Put the Prize in the Process
Many times we'll use puzzles where a person has to perform some action in order to get the reward. If you're worried about players fudging the process, build the prize into the process. For example, if the players are trying get an item, you can hide it in something like a box of packing peanuts. They literally have to dig through the box to get the prize, so there's no chance for a player cheating to get the item.

Avoid Mystery Effects
If you're aiming for a "Hands Free" puzzle, try and avoid mystery failure effects. These are almost always going to require a marshal, drawing for a deck, or rolling dice. None of these are IG, and depending on how complicated it might be, might take a while to resolve.

If you need to have negatives, build them into the IG instructions, and make them simple enough. And if you have to specify that damage OOG, do so before the module and not during.

When All Else Fails, make your Marshal an NPC
Occasionally, you are going to need to have a marshal that explains the mechanics of puzzles. But when those occasions come up, make up a non-combative NPC that is traveling with the group - be it an archeologist, doctor, or sage. They could explain to the PCs in IG terms what they need to do, either by reading from a book or by memory. It's definitely more immersive.

So next time you write a module with puzzles in it, ask how much your puzzle is going to break immersion. If you think it is, see if you can implement any of these strategies to make your puzzle more immersive.

Got any tips for writing immersive puzzles? Drop them in the comments!


  1. Great ideas Bill! I will definitely be using some of these in our games this year. I'm tired of running such a Gamist game that requires a marshal present (especially with such a small staff) when that's not the style I like to play.

  2. I am, shockingly I know, a big fan of this sort of thing and consider it a requirement for encounters I run. Either the puzzle is self-explanatory, figuring out the point of it is part of the challenge, the explanation is written down, or some NPC is explaining it. As a matter of course, if I design an encounter and find myself thinking that I have to explain something OOG... I redesign the encounter.

    So yeah, good stuff.

    As a last resort, by the way, and a bit of a cheap cop out but still better than going out of game, is to simply make your marshal into a spirit of magic, a guardian spirit of the location, whatever.

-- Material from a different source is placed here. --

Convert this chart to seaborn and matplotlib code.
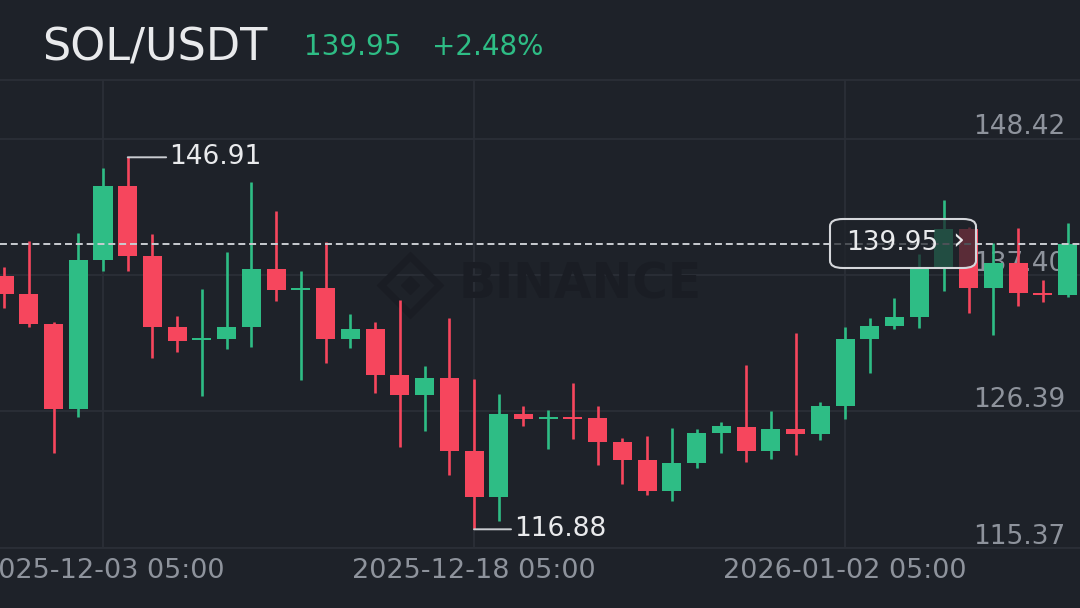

  3. Wow good stuff! And even more surprisingly, it came from Bill! :)

  4. I love playing the confederate - a character like Shaggy from Scooby-Doo which you have to bring to the dangerous place. Through role play, a confederate can inject a lot of detail that you'd otherwise have to narrate. "Ugh, it smells like rotten meat in here.." by acting out the reaction to it, you help the players experience it in a way that's more tangible than a narrator saying "the dungeon smells bad".

    I ran a module where the players had to escape from the Plane of Reason before this storm came, and to travel through the plane they had to solve all the puzzles. As the confederate, I was reminding them of the time limit by saying stuff like "Did you feel that? I think it's starting to rain." And if they were stumped on a puzzle, I could offer a clue or explain the task without breaking game.

    Even the game set-up stuff can be handled by a confederate. "Oh look, the ground is marshy here, but it looks safe if you step on those stones.. Hmm .. This is fellmarsh, I've heard that if you step in it, it'll taint your blood. Oh, do you see that over there? That's an earthlilly -- they're really rare! I bet if you smell it for three seconds, it will cleanse the taint of the fell marsh."

  5. Followup: that particular NPC (Archwizard and Archninny Johan Tandrake), being a scholar, was also an in-game point of access for craftsman-lore questions. Rather than asking a marshal "Craftsman Undead Lore, what do I know?", you'd confer with Johan, who would remind you about some things you've read.

    "Johan, I've studied ancient history, do you think my research is useful here?"

    "Hmm, you see that chest over there? Doesn't it look like the kind of thing you'd see in a Brisbanian noble's house?"

    Putting those marshal interactions in-game circumvents the immersion-shattering OOG Q&A session that tends to happen at the beginning of some modules.